**Data shown**
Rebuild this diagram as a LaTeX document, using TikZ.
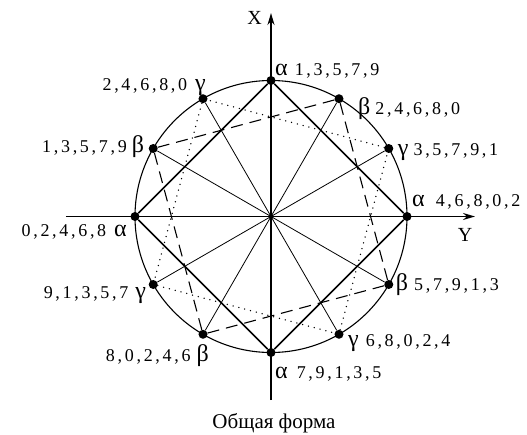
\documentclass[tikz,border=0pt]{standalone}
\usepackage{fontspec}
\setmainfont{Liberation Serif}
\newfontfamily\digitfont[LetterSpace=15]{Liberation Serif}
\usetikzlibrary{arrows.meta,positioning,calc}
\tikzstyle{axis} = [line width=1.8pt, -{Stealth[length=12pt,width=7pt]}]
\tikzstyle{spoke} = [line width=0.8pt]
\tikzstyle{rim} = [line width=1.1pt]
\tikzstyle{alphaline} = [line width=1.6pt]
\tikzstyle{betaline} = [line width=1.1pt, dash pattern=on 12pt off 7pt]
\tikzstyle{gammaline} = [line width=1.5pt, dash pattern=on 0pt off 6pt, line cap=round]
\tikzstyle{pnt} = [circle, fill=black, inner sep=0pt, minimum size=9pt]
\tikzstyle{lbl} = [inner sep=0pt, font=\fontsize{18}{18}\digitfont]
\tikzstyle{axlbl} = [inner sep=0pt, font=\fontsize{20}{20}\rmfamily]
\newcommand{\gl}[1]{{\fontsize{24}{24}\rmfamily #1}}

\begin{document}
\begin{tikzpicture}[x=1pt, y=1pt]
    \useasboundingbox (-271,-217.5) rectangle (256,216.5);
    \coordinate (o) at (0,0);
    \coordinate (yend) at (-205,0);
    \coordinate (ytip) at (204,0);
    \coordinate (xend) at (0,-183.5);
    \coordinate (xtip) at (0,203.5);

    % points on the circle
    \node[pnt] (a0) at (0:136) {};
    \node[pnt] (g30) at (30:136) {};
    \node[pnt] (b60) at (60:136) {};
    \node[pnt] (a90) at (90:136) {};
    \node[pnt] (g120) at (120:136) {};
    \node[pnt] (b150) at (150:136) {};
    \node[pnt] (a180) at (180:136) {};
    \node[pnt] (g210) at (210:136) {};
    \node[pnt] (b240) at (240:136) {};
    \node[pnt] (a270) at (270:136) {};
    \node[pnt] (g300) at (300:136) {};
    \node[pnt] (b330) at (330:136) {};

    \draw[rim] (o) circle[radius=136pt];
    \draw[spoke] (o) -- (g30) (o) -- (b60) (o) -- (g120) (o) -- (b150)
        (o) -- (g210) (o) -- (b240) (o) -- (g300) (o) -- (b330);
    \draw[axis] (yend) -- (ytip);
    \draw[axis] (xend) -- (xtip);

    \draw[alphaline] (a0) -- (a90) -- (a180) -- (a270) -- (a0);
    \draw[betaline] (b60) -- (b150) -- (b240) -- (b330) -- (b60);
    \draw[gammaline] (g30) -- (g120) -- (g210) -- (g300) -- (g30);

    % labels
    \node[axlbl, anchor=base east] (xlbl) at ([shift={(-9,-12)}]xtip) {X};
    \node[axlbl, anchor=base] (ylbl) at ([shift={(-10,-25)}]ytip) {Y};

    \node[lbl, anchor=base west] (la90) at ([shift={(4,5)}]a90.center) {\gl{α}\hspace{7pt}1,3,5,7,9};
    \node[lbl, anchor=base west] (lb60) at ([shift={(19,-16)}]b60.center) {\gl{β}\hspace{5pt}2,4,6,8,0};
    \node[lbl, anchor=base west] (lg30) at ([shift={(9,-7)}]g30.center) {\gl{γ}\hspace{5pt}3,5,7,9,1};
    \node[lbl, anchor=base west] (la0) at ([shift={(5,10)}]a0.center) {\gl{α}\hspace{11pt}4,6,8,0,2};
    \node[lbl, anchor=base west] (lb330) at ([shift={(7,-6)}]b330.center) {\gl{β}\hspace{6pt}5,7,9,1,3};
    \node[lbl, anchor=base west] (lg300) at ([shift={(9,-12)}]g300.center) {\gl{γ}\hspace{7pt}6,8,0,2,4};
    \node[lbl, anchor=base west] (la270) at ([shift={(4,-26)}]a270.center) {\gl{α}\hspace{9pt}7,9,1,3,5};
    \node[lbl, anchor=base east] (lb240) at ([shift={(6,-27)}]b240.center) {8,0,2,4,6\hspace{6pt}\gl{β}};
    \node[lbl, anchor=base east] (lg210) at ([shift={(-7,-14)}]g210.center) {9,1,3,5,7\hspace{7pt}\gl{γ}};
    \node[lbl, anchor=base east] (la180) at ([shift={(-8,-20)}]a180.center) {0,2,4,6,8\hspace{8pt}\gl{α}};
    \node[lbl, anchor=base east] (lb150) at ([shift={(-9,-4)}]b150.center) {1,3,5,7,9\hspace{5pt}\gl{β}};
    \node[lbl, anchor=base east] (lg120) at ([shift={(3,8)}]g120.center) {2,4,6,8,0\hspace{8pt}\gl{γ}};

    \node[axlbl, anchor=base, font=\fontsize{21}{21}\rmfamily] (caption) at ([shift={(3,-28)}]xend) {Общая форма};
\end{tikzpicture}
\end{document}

**What you need to do**
Repeat the listing above exactly, with no pictures.

**Full answer**
Rebuild this diagram as a LaTeX document, using TikZ.
\documentclass[tikz,border=0pt]{standalone}
\usepackage{fontspec}
\setmainfont{Liberation Serif}
\newfontfamily\digitfont[LetterSpace=15]{Liberation Serif}
\usetikzlibrary{arrows.meta,positioning,calc}
\tikzstyle{axis} = [line width=1.8pt, -{Stealth[length=12pt,width=7pt]}]
\tikzstyle{spoke} = [line width=0.8pt]
\tikzstyle{rim} = [line width=1.1pt]
\tikzstyle{alphaline} = [line width=1.6pt]
\tikzstyle{betaline} = [line width=1.1pt, dash pattern=on 12pt off 7pt]
\tikzstyle{gammaline} = [line width=1.5pt, dash pattern=on 0pt off 6pt, line cap=round]
\tikzstyle{pnt} = [circle, fill=black, inner sep=0pt, minimum size=9pt]
\tikzstyle{lbl} = [inner sep=0pt, font=\fontsize{18}{18}\digitfont]
\tikzstyle{axlbl} = [inner sep=0pt, font=\fontsize{20}{20}\rmfamily]
\newcommand{\gl}[1]{{\fontsize{24}{24}\rmfamily #1}}

\begin{document}
\begin{tikzpicture}[x=1pt, y=1pt]
    \useasboundingbox (-271,-217.5) rectangle (256,216.5);
    \coordinate (o) at (0,0);
    \coordinate (yend) at (-205,0);
    \coordinate (ytip) at (204,0);
    \coordinate (xend) at (0,-183.5);
    \coordinate (xtip) at (0,203.5);

    % points on the circle
    \node[pnt] (a0) at (0:136) {};
    \node[pnt] (g30) at (30:136) {};
    \node[pnt] (b60) at (60:136) {};
    \node[pnt] (a90) at (90:136) {};
    \node[pnt] (g120) at (120:136) {};
    \node[pnt] (b150) at (150:136) {};
    \node[pnt] (a180) at (180:136) {};
    \node[pnt] (g210) at (210:136) {};
    \node[pnt] (b240) at (240:136) {};
    \node[pnt] (a270) at (270:136) {};
    \node[pnt] (g300) at (300:136) {};
    \node[pnt] (b330) at (330:136) {};

    \draw[rim] (o) circle[radius=136pt];
    \draw[spoke] (o) -- (g30) (o) -- (b60) (o) -- (g120) (o) -- (b150)
        (o) -- (g210) (o) -- (b240) (o) -- (g300) (o) -- (b330);
    \draw[axis] (yend) -- (ytip);
    \draw[axis] (xend) -- (xtip);

    \draw[alphaline] (a0) -- (a90) -- (a180) -- (a270) -- (a0);
    \draw[betaline] (b60) -- (b150) -- (b240) -- (b330) -- (b60);
    \draw[gammaline] (g30) -- (g120) -- (g210) -- (g300) -- (g30);

    % labels
    \node[axlbl, anchor=base east] (xlbl) at ([shift={(-9,-12)}]xtip) {X};
    \node[axlbl, anchor=base] (ylbl) at ([shift={(-10,-25)}]ytip) {Y};

    \node[lbl, anchor=base west] (la90) at ([shift={(4,5)}]a90.center) {\gl{α}\hspace{7pt}1,3,5,7,9};
    \node[lbl, anchor=base west] (lb60) at ([shift={(19,-16)}]b60.center) {\gl{β}\hspace{5pt}2,4,6,8,0};
    \node[lbl, anchor=base west] (lg30) at ([shift={(9,-7)}]g30.center) {\gl{γ}\hspace{5pt}3,5,7,9,1};
    \node[lbl, anchor=base west] (la0) at ([shift={(5,10)}]a0.center) {\gl{α}\hspace{11pt}4,6,8,0,2};
    \node[lbl, anchor=base west] (lb330) at ([shift={(7,-6)}]b330.center) {\gl{β}\hspace{6pt}5,7,9,1,3};
    \node[lbl, anchor=base west] (lg300) at ([shift={(9,-12)}]g300.center) {\gl{γ}\hspace{7pt}6,8,0,2,4};
    \node[lbl, anchor=base west] (la270) at ([shift={(4,-26)}]a270.center) {\gl{α}\hspace{9pt}7,9,1,3,5};
    \node[lbl, anchor=base east] (lb240) at ([shift={(6,-27)}]b240.center) {8,0,2,4,6\hspace{6pt}\gl{β}};
    \node[lbl, anchor=base east] (lg210) at ([shift={(-7,-14)}]g210.center) {9,1,3,5,7\hspace{7pt}\gl{γ}};
    \node[lbl, anchor=base east] (la180) at ([shift={(-8,-20)}]a180.center) {0,2,4,6,8\hspace{8pt}\gl{α}};
    \node[lbl, anchor=base east] (lb150) at ([shift={(-9,-4)}]b150.center) {1,3,5,7,9\hspace{5pt}\gl{β}};
    \node[lbl, anchor=base east] (lg120) at ([shift={(3,8)}]g120.center) {2,4,6,8,0\hspace{8pt}\gl{γ}};

    \node[axlbl, anchor=base, font=\fontsize{21}{21}\rmfamily] (caption) at ([shift={(3,-28)}]xend) {Общая форма};
\end{tikzpicture}
\end{document}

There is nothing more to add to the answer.